Unfortunately this isn't correct. As I said above, agriculture is one of the first industries that has to develop so a country can amble along towards a knowledge economy. When they do that, they instead find a bunch of cheap really good agriculture from developed economies on their doorsteps. What are they to do? Well, you ask your good friends, the developed countries, for some help. Of course you don't want to seem foolish so you don't ask them to stop giving you food and instead try to make some sort of magic happen to get your citizens past the agricultural point and on the path towards industry, a transition that normally requires vast amounts of infrastructure, scientific know-how, and healthy people with money to buy the products of industry so the economy doesn't collapse. All of which is just about as impossible as it sounds.

The Institute for Agriculture and Trade Policy (IATP) has been monitoring all of this for 12 years now. Their latest report included these gems from the US:

  • Wheat was exported at an average price of 43 percent below cost of production;
  • Soybeans were exported at an average price of 25 percent below cost of production;
  • Corn was exported at an average price of 13 percent below cost of production;
  • Cotton was exported at an average price of 61 percent below cost of production;
  • Rice was exported at an average price of 35 percent below cost of production.

So take an industry like cotton. After emancipation in the US a lot of folks headed back towards Africa, and a lot of them were experienced cotton farmers. They built an industry that, between their experience and a near perfect cotton growing climate, produces cotton on par with developed country's cotton in nearly everyway save one:

Their government is poor and can't pay to subsidize them so their products can't compete with developed country's cotton.

No one wants to ask people to change their way of life. No one wants to. But at a certain point, human decency requires we discuss this issue and attempt to find a way to help folks out. Our "less than the cost of a coffee" donations do nothing for sustainable development and hurt local producers who need to be doing good to set afire the torch of economic progress.

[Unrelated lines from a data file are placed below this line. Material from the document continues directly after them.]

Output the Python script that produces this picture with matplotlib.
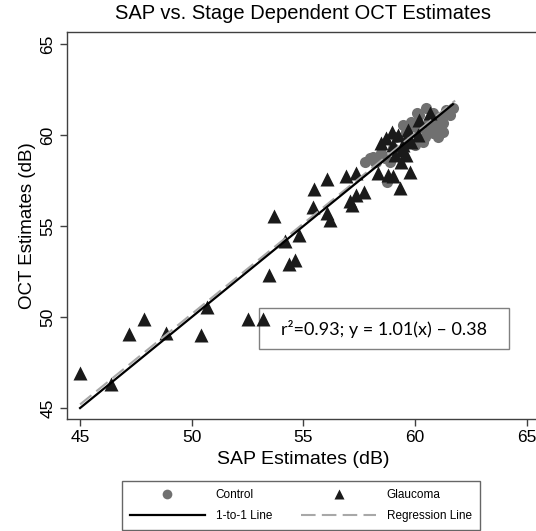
import matplotlib.pyplot as plt
from matplotlib.lines import Line2D
from matplotlib.patches import Rectangle

plt.rcParams['font.family'] = ['Liberation Sans', 'DejaVu Sans']

# glaucoma eyes (SAP, OCT)
glaucoma_sap = [45.0, 46.4, 47.2, 47.85, 48.86, 50.43, 50.7, 52.5, 53.2,
                53.46, 54.35, 54.62, 54.16, 54.8, 53.68, 55.43, 56.08, 56.2,
                55.5, 56.06, 56.9, 57.35, 57.08, 57.2, 57.35, 57.7, 58.35,
                58.79, 59.0, 59.35, 59.77, 59.39, 59.6, 59.1, 58.5, 58.72,
                58.95, 59.24, 59.7, 59.0, 59.47, 59.55, 59.84, 60.14, 60.2,
                60.66, 59.4]
glaucoma_oct = [46.9, 46.3, 49.07, 49.9, 49.15, 49.03, 50.55, 49.9, 49.9,
                52.32, 52.93, 53.15, 54.2, 54.52, 55.53, 56.04, 55.71, 55.35,
                57.05, 57.58, 57.76, 57.94, 56.4, 56.17, 56.72, 56.9, 57.9,
                57.82, 57.73, 57.09, 58.0, 58.55, 58.9, 58.9, 59.56, 59.83,
                60.2, 60.0, 60.3, 59.47, 59.47, 59.74, 59.65, 60.0, 60.84,
                61.2, 59.2]

# control eyes (SAP, OCT)
control_sap = [58.77, 57.75, 58.2, 57.97, 58.27, 58.5, 59.47, 59.84, 60.07,
               60.5, 60.8, 61.1, 61.26, 61.1, 60.8, 60.44, 61.7, 61.4, 59.77,
               59.6, 59.17, 60.36, 60.59, 60.2, 60.9, 61.56, 61.26, 61.04,
               59.99, 59.0, 58.12, 58.65, 58.87, 60.07, 60.66, 60.36]
control_oct = [57.4, 58.55, 58.55, 58.74, 58.55, 59.0, 60.57, 60.75, 61.2,
               61.5, 61.2, 61.0, 60.66, 60.4, 60.1, 59.92, 61.48, 61.4, 60.47,
               60.2, 59.92, 60.4, 60.66, 61.1, 60.75, 61.1, 60.2, 59.92,
               59.47, 59.3, 58.82, 58.74, 58.55, 60.4, 60.3, 59.65]

one_x = [45.0, 61.7]
one_y = [45.0, 61.7]
reg_x = [45.0, 61.8]
reg_y = [45.2, 61.9]

ticks = [45, 50, 55, 60, 65]
fit_label = "r\u00b2=0.93; y = 1.01(x) \u2013 0.38"

fig = plt.figure(figsize=(5.36, 5.31), dpi=100)
ax = fig.add_axes([0.1244, 0.211, 0.883, 0.729])

ax.plot(control_sap, control_oct, 'o', color='#707070', ms=8, mec='none')
ax.plot(glaucoma_sap, glaucoma_oct, '^', color='#1a1a1a', ms=9.5, mec='none')
ax.plot(reg_x, reg_y, color='#a8a8a8', lw=1.5, ls=(0, (7, 3)))
ax.plot(one_x, one_y, color='black', lw=1.6)

ax.set_xlim(44.4, 65.6)
ax.set_ylim(44.4, 65.68)
ax.set_xticks(ticks)
ax.set_yticks(ticks)
ax.tick_params(direction='out', length=5, width=1, color='#404040',
               labelsize=12.5, pad=3)
for lab in ax.get_yticklabels():
    lab.set_rotation(90)
    lab.set_va('center')
for sp in ax.spines.values():
    sp.set_color('#404040')
    sp.set_linewidth(1)

ax.set_xlabel("SAP Estimates (dB)", fontsize=14, labelpad=4)
ax.set_ylabel("OCT Estimates (dB)", fontsize=13.5, labelpad=3)
ax.set_title("SAP vs. Stage Dependent OCT Estimates", fontsize=14.5, pad=9)

# regression annotation box
ax.add_patch(Rectangle((0.407, 0.18), 0.528, 0.106, transform=ax.transAxes,
                       fill=False, edgecolor='#808080', lw=1))
ax.text(0.671, 0.233, fit_label, transform=ax.transAxes, ha='center',
        va='center', fontsize=13, family=['Lato', 'DejaVu Sans'])

handles = [
    Line2D([], [], ls='none', marker='o', color='#707070', ms=7, mec='none'),
    Line2D([], [], color='black', lw=1.6),
    Line2D([], [], ls='none', marker='^', color='#1a1a1a', ms=7, mec='none'),
    Line2D([], [], color='#a8a8a8', lw=1.5, ls=(0, (7, 3))),
]
labels = ["Control", "1-to-1 Line", "Glaucoma", "Regression Line"]
leg = fig.legend(handles, labels, ncol=2, loc='lower left',
                 bbox_to_anchor=(0.2276, 0.002, 0.668, 0.094), mode='expand',
                 fontsize=8.5, frameon=True, fancybox=False, borderpad=0.7,
                 handlelength=6.3, handletextpad=0.93, borderaxespad=0,
                 labelspacing=0.75, columnspacing=1.5)
leg.get_frame().set_edgecolor('#404040')
leg.get_frame().set_linewidth(1)

fig.savefig("out.png", dpi=100)
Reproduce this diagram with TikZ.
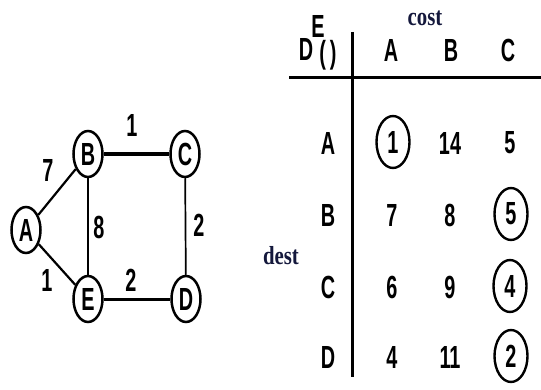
\documentclass[tikz,border=0pt]{standalone}
\usepackage{fontspec}
\newfontfamily\narrowsans[FakeStretch=0.62]{Liberation Sans}
\newfontfamily\narrowserif[FakeStretch=0.8]{Liberation Serif}
\usetikzlibrary{shapes.geometric}
\definecolor{inkblue}{RGB}{20,24,60}
\begin{document}
\begin{tikzpicture}[
  x=0.5pt, y=-0.5pt,
  every node/.style={font=\narrowsans\bfseries\fontsize{16}{18}\selectfont, inner sep=0pt},
  vertex/.style={draw, ellipse, line width=1.25pt, minimum width=14.5pt, minimum height=23pt},
  pick/.style={draw, ellipse, line width=1.2pt, minimum width=16.5pt, minimum height=26pt},
  axis/.style={font=\narrowserif\bfseries\fontsize{13}{15}\selectfont, text=inkblue},
  rule/.style={line width=1.5pt}
]
\useasboundingbox (0,0) rectangle (541,390);
% graph
\node[vertex] (A) at (26,230) {A};
\node[vertex] (B) at (88,154) {B};
\node[vertex] (C) at (185,154) {C};
\node[vertex] (E) at (88,299) {E};
\node[vertex] (D) at (186,299) {D};
\draw[line width=1.1pt] (A) -- (B);
\draw[line width=1.1pt] (A) -- (E);
\draw[line width=2pt] (B) -- (C);
\draw[line width=1.4pt] (B) -- (E);
\draw[line width=0.85pt] (C) -- (D);
\draw[line width=1.5pt] (E) -- (D);
\node (wab) at (48,170) {7};
\node (wae) at (47,280) {1};
\node (wbc) at (132,125) {1};
\node (wbe) at (99,227) {8};
\node (wcd) at (199,225) {2};
\node (wed) at (131,280) {2};
% table
\node[axis] (cost) at (425,18) {cost};
\node[axis] (dest) at (281,256) {dest};
\node (dd) at (306,49) {D};
\node (de) at (318,26) {E};
\node (dp) at (328,55) {(\kern2pt)};
\coordinate (ruletop) at (352,32);
\coordinate (rulebot) at (352,377);
\coordinate (lineleft) at (289,78);
\coordinate (lineright) at (541,78);
\draw[rule] (ruletop) -- (rulebot);
\draw[rule] (lineleft) -- (lineright);
\node (ca) at (391,50) {A};
\node (cb) at (451,50) {B};
\node (cc) at (508,50) {C};
\node (ra) at (328,143) {A};
\node (rb) at (328,215) {B};
\node (rc) at (328,287) {C};
\node (rd) at (328,357) {D};
\node[pick] (aa) at (393,142) {1};
\node (ab) at (450,143) {14};
\node (ac) at (510,143) {5};
\node (ba) at (392,215) {7};
\node (bb) at (450,215) {8};
\node[pick] (bc) at (511,214) {5};
\node (ca2) at (392,287) {6};
\node (cb2) at (450,287) {9};
\node[pick] (cc2) at (510,286) {4};
\node (da) at (392,357) {4};
\node (db) at (450,357) {11};
\node[pick] (dc) at (511,356) {2};
\end{tikzpicture}
\end{document}
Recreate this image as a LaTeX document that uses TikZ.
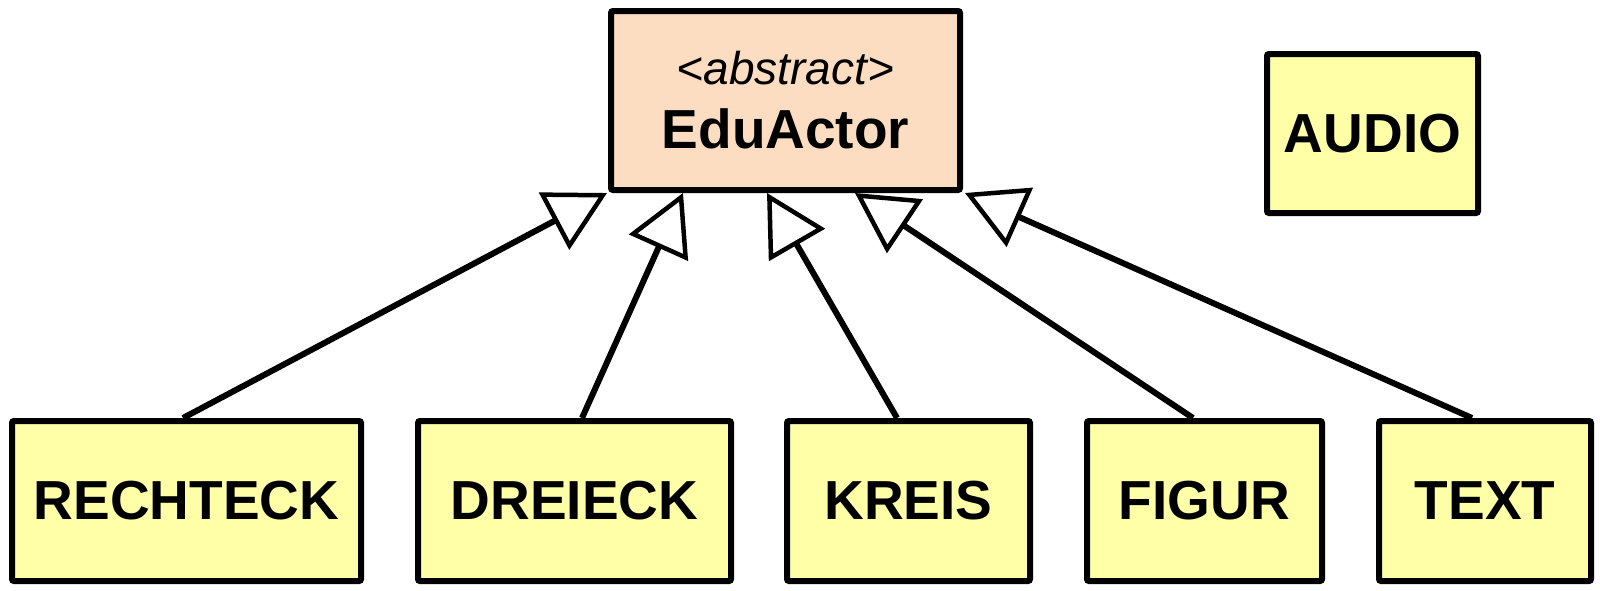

Easy alternatives exist. Developed country's farmers could sell their excesses to companies that can turn their crops into a non-traditional product, such as ethanol from corn, or soy wax from soybeans. Given the various fuel crisises and environmental concerns biofuel is a particularly attractive alternative. There is even one company, aptly named Changing World Technologies, that has a process to turn any organic matter, even your table scraps and certainly any agricultural product, into oil. Black gold. Or green gold, depending on your perspective. Were a gas brand to be developed from genuine 87 octane "bio-oil", consumers might be willing to pay a few extra cents a gallon in return for closing the carbon cycle and helping out the developed countries. Existing western subsidized farmers wouldn't even need to retrain for a new industry.

So here's a forward you can really feel good about. Send this to everyone you know. Form a PAC. Sign a petition. At the least a study needs to be done to look into this matter. The ideas in the last paragraph may not be the best answers but you and those you know might come up with one that is. The quicker the better.